I asked him to come the next day at twelve. He met me at the appointed hour, and said:

"It is all settled; if I ever meet the God of Bethel I must go through the prison to meet Him, and God helping me, I will give myself up. I am going back, and I should like to have you keep quiet until I give myself over into the hands of the law; then you may hold me up as a warning. Little did I think when I started out in life that I was coming to this! Little did I think when I married a girl from one of the first families in the state that I should bring such disgrace on her."

At four o'clock that afternoon he went back to Missouri. He reached home a little past midnight, and spent a week with his family. In a letter he said that he didn't dare let his children know he was there, lest they should tell the neighbor's children. At night he would creep out and look at his children, but he couldn't take them in his arms or kiss them. Oh, there is the result of sin! Would to God we could every one of us just turn from sin to-day!

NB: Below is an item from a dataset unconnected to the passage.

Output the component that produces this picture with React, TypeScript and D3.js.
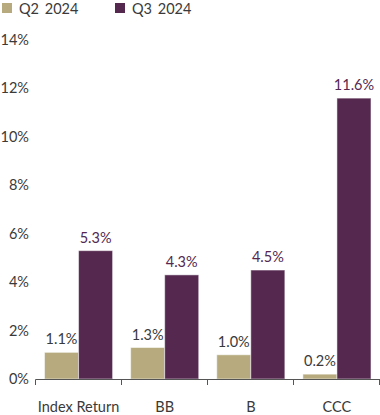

One day, when this man was in hiding, he heard his little boy say:

"Mamma, doesn't papa love us any more?"

"Yes," his mother replied. "Why do you ask?" "Why," the little fellow said, "he has been gone so long and he never writes us any letters and never comes to see us."

The last night he came out from hiding and took a long look at those innocent, sleeping children; then he took his wife and kissed her again and again, and leaving that once happy home he gave himself up to the sheriff. The next morning he pleaded guilty, and was sent to the penitentiary for nineteen years. I believe that God had forgiven him, but he couldn't forgive himself, and he had to reap what he sowed. I pleaded with the governor for mercy, and the man was pardoned.

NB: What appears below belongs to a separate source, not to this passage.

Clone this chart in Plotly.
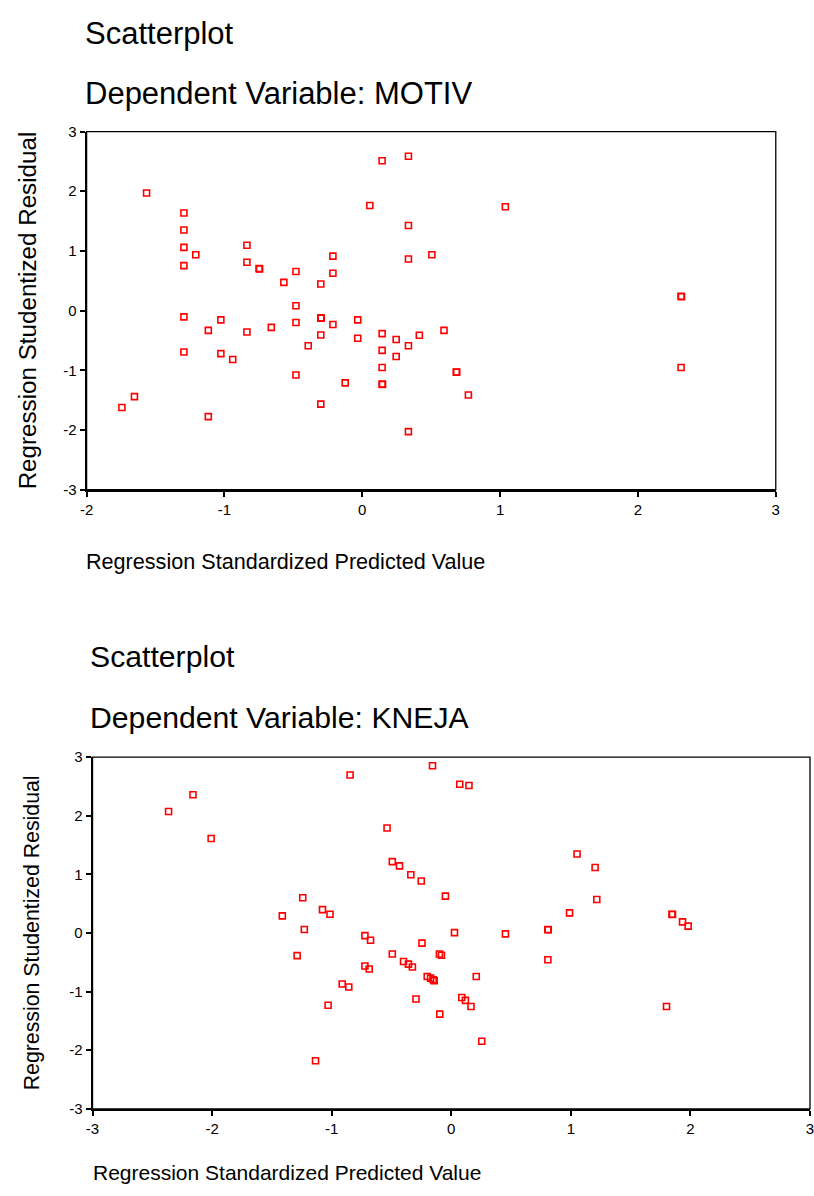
import plotly.graph_objects as go

# ---------- data: MOTIV ----------
motiv_pred = [-1.565, -1.294, -1.294, -1.294, -1.208, -1.294, -0.837, -0.837, -0.749, -0.745,
              -0.569, -0.481, -0.481, -0.301, -0.213, -0.213, 0.055, 0.144, 0.335, 0.335,
              0.335, 1.038, 0.505, 2.313, 2.316, -1.294, -1.294, -1.117, -1.026, -1.026,
              -0.940, -0.837, -0.660, -0.481, -0.481, -0.392, -0.301, -0.298, -0.301, -0.301,
              -0.213, -0.124, -0.033, -0.033, 0.144, 0.144, 0.144, 0.144, 0.147, 0.246,
              0.246, 0.335, 0.335, 0.414, 0.593, 0.682, 0.685, 0.770, 2.313, -1.744,
              -1.653, -1.117]
motiv_resid = [1.97, 1.635, 1.35, 1.06, 0.935, 0.754, 1.095, 0.81, 0.705, 0.700,
               0.473, 0.655, 0.083, 0.446, 0.914, 0.627, 1.76, 2.51, 2.587, 1.425,
               0.864, 1.739, 0.935, 0.242, 0.232, -0.104, -0.692, -0.33, -0.154, -0.72,
               -0.819, -0.357, -0.28, -0.198, -1.077, -0.588, -0.121, -0.128, -0.407, -1.566,
               -0.231, -1.209, -0.154, -0.462, -0.385, -0.665, -0.951, -1.231, -1.236, -0.484,
               -0.769, -0.588, -2.027, -0.412, -0.33, -1.027, -1.032, -1.412, -0.951, -1.621,
               -1.44, -1.775]

# ---------- data: KNEJA ----------
kneja_pred = [-2.364, -2.160, -2.008, -0.846, -0.537, -0.493, -0.433, -0.338, -0.251, -1.413,
              -1.242, -1.077, -1.014, -1.229, -0.722, -0.157, 0.071, 0.148, 1.052, 1.203,
              -0.049, 1.217, 0.989, 1.846, 1.850, 1.934, 1.981, 0.027, 0.453, 0.808,
              0.811, -1.289, -0.675, -0.493, -0.722, -0.686, -0.912, -0.857, -1.030, -1.135,
              -0.399, -0.358, -0.325, -0.295, -0.245, -0.099, -0.082, 0.808, -0.201, -0.173,
              -0.151, -0.143, 0.209, 0.088, 0.118, 0.165, -0.096, 0.255, 1.800]
kneja_resid = [2.073, 2.36, 1.612, 2.697, 1.792, 1.219, 1.146, 0.994, 0.888, 0.292,
               0.601, 0.399, 0.32, 0.06, -0.045, 2.854, 2.539, 2.517, 1.348, 1.118,
               0.629, 0.573, 0.343, 0.32, 0.315, 0.191, 0.118, 0.006, -0.015, 0.06,
               0.055, -0.385, -0.123, -0.357, -0.563, -0.613, -0.87, -0.92, -1.233, -2.18,
               -0.485, -0.53, -0.58, -1.127, -0.173, -0.357, -0.379, -0.457, -0.742, -0.77,
               -0.797, -0.814, -0.742, -1.099, -1.149, -1.255, -1.383, -1.846, -1.255]

tick_vals = [-3, -2, -1, 0, 1, 2, 3]
tick_text = ["-3", "-2", "-1", "0", "1", "2", "3"]

W, H = 814, 1196
FONT = "Liberation Sans, Arial, sans-serif"


def fx(px):
    return px / W


def fy(py):
    return 1 - py / H


marker = dict(symbol="square-open", size=6, color="#ff0000",
              line=dict(color="#ff0000", width=1.6))

fig = go.Figure()
fig.add_trace(go.Scatter(x=motiv_pred, y=motiv_resid, mode="markers", marker=marker,
                         xaxis="x", yaxis="y", showlegend=False, hoverinfo="x+y"))
fig.add_trace(go.Scatter(x=kneja_pred, y=kneja_resid, mode="markers", marker=marker,
                         xaxis="x2", yaxis="y2", showlegend=False, hoverinfo="x+y"))

axis_common = dict(showgrid=False, zeroline=False, showline=True, linecolor="black",
                   linewidth=2, ticks="outside", ticklen=5, tickwidth=1.5,
                   tickcolor="black", tickvals=tick_vals, ticktext=tick_text,
                   ticklabeloverflow="allow",
                   tickfont=dict(family=FONT, size=15, color="black"), fixedrange=True)

fig.update_layout(
    width=W, height=H, autosize=False,
    margin=dict(l=0, r=0, t=0, b=0),
    paper_bgcolor="white", plot_bgcolor="white",
    font=dict(family=FONT, color="black"),
    xaxis=dict(axis_common, domain=[fx(80.7), fx(779.3)], range=[-2, 3], anchor="y",
               tickvals=tick_vals[1:], ticktext=tick_text[1:]),
    yaxis=dict(axis_common, domain=[fy(487.7), fy(124.3)], range=[-3, 3], anchor="x"),
    xaxis2=dict(axis_common, domain=[fx(86.7), 1.0], range=[-3, 3], anchor="y2"),
    yaxis2=dict(axis_common, domain=[fy(1115.7), fy(759)], range=[-3, 3], anchor="x2"),
)

# thin frame lines on top/right
fig.add_shape(type="rect", xref="x domain", yref="y domain", x0=0, x1=1, y0=0, y1=1,
              line=dict(color="black", width=1.3), layer="above")
fig.add_shape(type="rect", xref="x2 domain", yref="y2 domain", x0=0, x1=1, y0=0, y1=1,
              line=dict(color="black", width=1.3), layer="above")


def ann(text, x, y, size, angle=0, xanchor="left"):
    fig.add_annotation(text=text, x=fx(x), y=fy(y), xref="paper", yref="paper",
                       showarrow=False, xanchor=xanchor, yanchor="middle",
                       textangle=angle,
                       font=dict(family=FONT, size=size, color="black"))


ann("Scatterplot", 77, 25, 31)
ann("Dependent Variable: MOTIV", 77, 86, 31)
ann("Regression Standardized Predicted Value", 78, 560, 21.6)
ann("Regression Studentized Residual", 21, 306, 24.2, angle=-90, xanchor="center")

ann("Scatterplot", 82, 657, 30.2)
ann("Dependent Variable: KNEJA", 82, 719, 30.2)
ann("Regression Standardized Predicted Value", 85, 1180, 21)
ann("Regression Studentized Residual", 25, 937, 21.3, angle=-90, xanchor="center")

fig.write_html(
    "out.html",
    config={"displayModeBar": False},
    post_script=(
        "document.documentElement.style.margin='0';"
        "document.documentElement.style.overflow='hidden';"
        "document.body.style.margin='0';"
        "document.body.style.overflow='hidden';"
        "document.body.style.height='1196px';"
    ),
)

Some time ago I was telling this story, and some one doubted it, but the governor who pardoned him happened to be in the meeting, and rose and said, "I pardoned that man myself." The governor pardoned him, and he lived a few years, but from the time he committed that sin he had to reap. Oh, reader, I plead with you, overcome your besetting sin, whatever it is.

Future Punishment.

I can imagine some one saying, "I am glad Mr. Moody hasn't tried to scare us about the future state. I agree with him that we shall receive all our reward and punishment in this life."

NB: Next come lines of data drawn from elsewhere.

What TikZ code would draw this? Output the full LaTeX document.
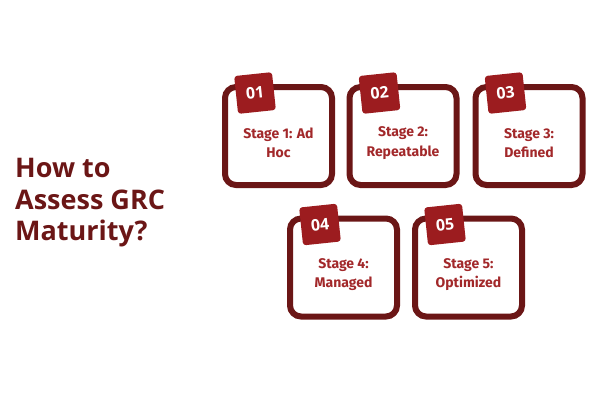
\documentclass[tikz,border=0pt]{standalone}
\usepackage{fontspec}
\setmainfont{Open Sans}
\newfontfamily\stagefont{Fira Sans}
\usetikzlibrary{calc}
\definecolor{maroon}{HTML}{6B1616}
\definecolor{tagred}{HTML}{9C1C1F}
\definecolor{stagered}{HTML}{A2282A}
\begin{document}
\begin{tikzpicture}[x=1pt,y=-1pt,
  card/.style={draw=maroon, line width=6pt, rounded corners=11pt, minimum width=107pt, minimum height=98pt, fill=white, inner sep=0pt},
  tag/.style={fill=tagred, rounded corners=3pt, minimum size=38pt, inner sep=0pt, text=white, font=\bfseries\fontsize{16}{16}\selectfont, rotate=6},
  stagetext/.style={text=stagered, align=center, font=\stagefont\bfseries\fontsize{14}{19.5}\selectfont},
  titletext/.style={text=maroon, anchor=base west, inner sep=0pt, font=\bfseries\fontsize{27}{31}\selectfont}]
\useasboundingbox (0,0) rectangle (600,400);
\node[card] (c1) at (278.5,136) {};
\node[card] (c2) at (403,136) {};
\node[card] (c3) at (529,136) {};
\node[card] (c4) at (343.5,267.5) {};
\node[card] (c5) at (468.5,267.5) {};
\foreach \i/\n in {1/01,2/02,3/03,4/04,5/05}{
  \node[tag] (t\i) at ($(c\i.north west)+(33,9)$) {\n};
}
\node[stagetext] (s1) at ($(c1.center)+(0,7)$) {Stage 1: Ad\\Hoc};
\node[stagetext] (s2) at ($(c2.center)+(0,7)$) {Stage 2:\\Repeatable};
\node[stagetext] (s3) at ($(c3.center)+(0,7)$) {Stage 3:\\Defined};
\node[stagetext] (s4) at ($(c4.center)+(0,7)$) {Stage 4:\\Managed};
\node[stagetext] (s5) at ($(c5.center)+(0,7)$) {Stage 5:\\Optimized};
\node[titletext] (h1) at (15,177) {How to};
\node[titletext] (h2) at (15,209) {Assess GRC};
\node[titletext] (h3) at (15,240) {Maturity?};
\end{tikzpicture}
\end{document}
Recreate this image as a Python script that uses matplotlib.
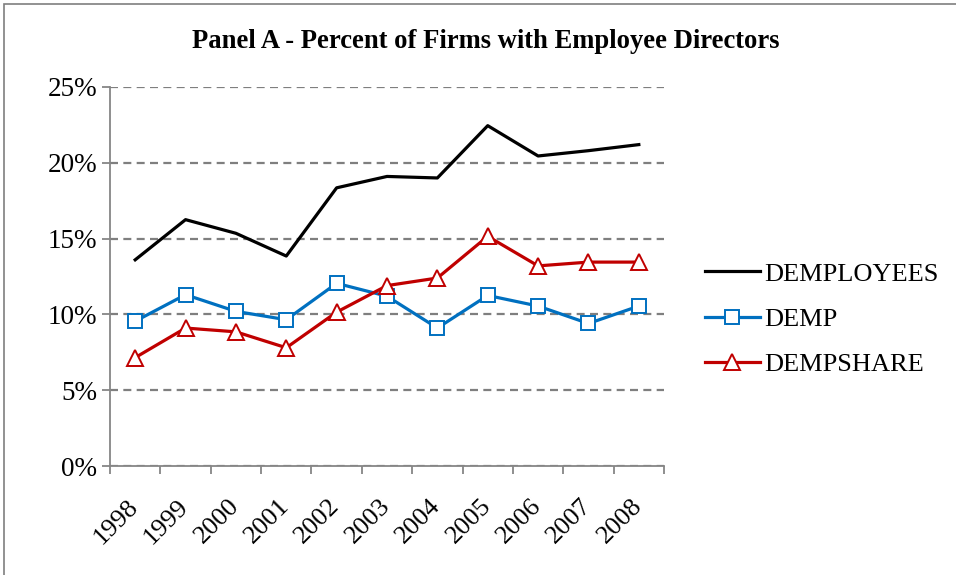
import matplotlib
matplotlib.use('Agg')
import matplotlib.pyplot as plt
import matplotlib.transforms as mtransforms
from matplotlib.patches import Rectangle
from matplotlib.ticker import FuncFormatter, MultipleLocator

# data (percent)
years = ['1998', '1999', '2000', '2001', '2002', '2003', '2004', '2005', '2006', '2007', '2008']
demployees = [13.6, 16.25, 15.35, 13.85, 18.35, 19.1, 19.0, 22.45, 20.45, 20.8, 21.2]
demp = [9.55, 11.3, 10.2, 9.65, 12.05, 11.2, 9.1, 11.25, 10.55, 9.4, 10.55]
dempshare = [7.15, 9.1, 8.85, 7.8, 10.15, 11.9, 12.4, 15.15, 13.2, 13.45, 13.45]

plt.rcParams['font.family'] = ['Liberation Serif', 'DejaVu Serif']

fig = plt.figure(figsize=(9.56, 5.75), dpi=100)
ax = fig.add_axes([110/956, 1-466/575, 554/956, 379/575])

# outer chart border (only top and left show in the crop)
fig.patches.append(Rectangle((4/956, -0.1), 1.0, 1.1-4/575, transform=fig.transFigure,
                             fill=False, edgecolor='#7f7f7f', linewidth=1.2))

x = list(range(len(years)))
ax.plot(x, demployees, color='black', lw=2.3, label='DEMPLOYEES', zorder=3)
ax.plot(x, demp, color='#0070C0', lw=2.3, marker='s', markersize=10.5,
        markerfacecolor='white', markeredgecolor='#0070C0', markeredgewidth=1.4, label='DEMP', zorder=3)
ax.plot(x, dempshare, color='#C00000', lw=2.3, marker='^', markersize=12,
        markerfacecolor='white', markeredgecolor='#C00000', markeredgewidth=1.4, label='DEMPSHARE', zorder=3)

ax.set_xlim(-0.5, len(years) - 0.5)
ax.set_ylim(0, 25)
ax.yaxis.set_major_locator(MultipleLocator(5))
ax.yaxis.set_major_formatter(FuncFormatter(lambda v, p: '%d%%' % v))
ax.grid(axis='y', color='#7f7f7f', linestyle=(0, (3.6, 2.4)), linewidth=1.6)
ax.set_axisbelow(True)

# tick marks sit between categories, labels at the category centres
ax.set_xticks([i - 0.5 for i in range(len(years) + 1)], minor=False)
ax.set_xticklabels([])
ax.set_xticks(x, minor=True)
ax.set_xticklabels(years, minor=True, rotation=45, ha='right', rotation_mode='anchor', fontsize=19)
ax.tick_params(axis='x', which='minor', length=0, pad=21)
ax.tick_params(axis='x', which='major', length=6, color='#868686', width=1.3)
ax.tick_params(axis='y', length=6, color='#868686', width=1.3, labelsize=19.5, pad=3)
# nudge the slanted year labels a little to the left
shift = mtransforms.ScaledTranslation(-8/100, 0, fig.dpi_scale_trans)
for lab in ax.get_xticklabels(minor=True):
    lab.set_transform(lab.get_transform() + shift)

for s in ['top', 'right']:
    ax.spines[s].set_visible(False)
for s in ['left', 'bottom']:
    ax.spines[s].set_color('#868686')
    ax.spines[s].set_linewidth(1.3)

fig.text(486/956, 1-42/575, 'Panel A - Percent of Firms with Employee Directors',
         ha='center', va='center', fontsize=19.2, fontweight='bold')

ax.legend(loc='center left', bbox_to_anchor=((681-110)/554, (466-319)/379), frameon=False, fontsize=19,
          handlelength=2.1, handletextpad=0.15, labelspacing=0.82)

fig.savefig('out.png', dpi=100)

If you think I believe that, you are greatly mistaken. One sentence from the lips of the Son of God in regard to the future state has forever settled it in my mind. "If ye die in your sins, where I am, there ye cannot go." If a man has not given up his drunkenness, his profanity, his licentiousness, his covetousness, heaven would be hell to him. Heaven is a prepared place for prepared people. What would a man do in heaven who cannot bear to be in the society of the pure and holy down here?

It is not true that all reward and punishment is reaped in this life. Look how many crimes are committed, and the perpetrators are never caught. It often happens that the worst criminal uses his experience to escape detection, while a more innocent hand is captured. A man ruins a girl. Does he always reap punishment here? No. He holds his head as high as ever in society, while the unfortunate victim of his lust, who, perhaps, was innocently beguiled into sin by him, becomes an outcast. His punishment, however is, at the latest, only adjourned to another world.

Eternity!

Oh, the clanging bells of Time! Night and day they never cease; We are wearied with their chime, For they do not bring us peace. And we hush our breath to hear, And we strain our eyes to see If thy shores are drawing near-- Eternity! Eternity!

Oh, the clanging bells of Time! How their changes rise and fall, But in undertone sublime, Sounding clearly through them all, Is a voice that must be heard, As our moments onward flee, And it speaketh aye one word-- Eternity! Eternity!

Oh, the clanging bells of Time! To their voices loud and low, In a long, unresting line We are marching to and fro; And we yearn for sight or sound, Of the life that is to be, For thy breath doth wrap us round-- Eternity! Eternity!

Oh, the clanging bells of Time! Soon their notes will all be dumb, And in joy and peace sublime We shall feel the silence come; And our souls their thirst will slake, And our eyes the King will see, When thy glorious morn shall break-- Eternity! Eternity!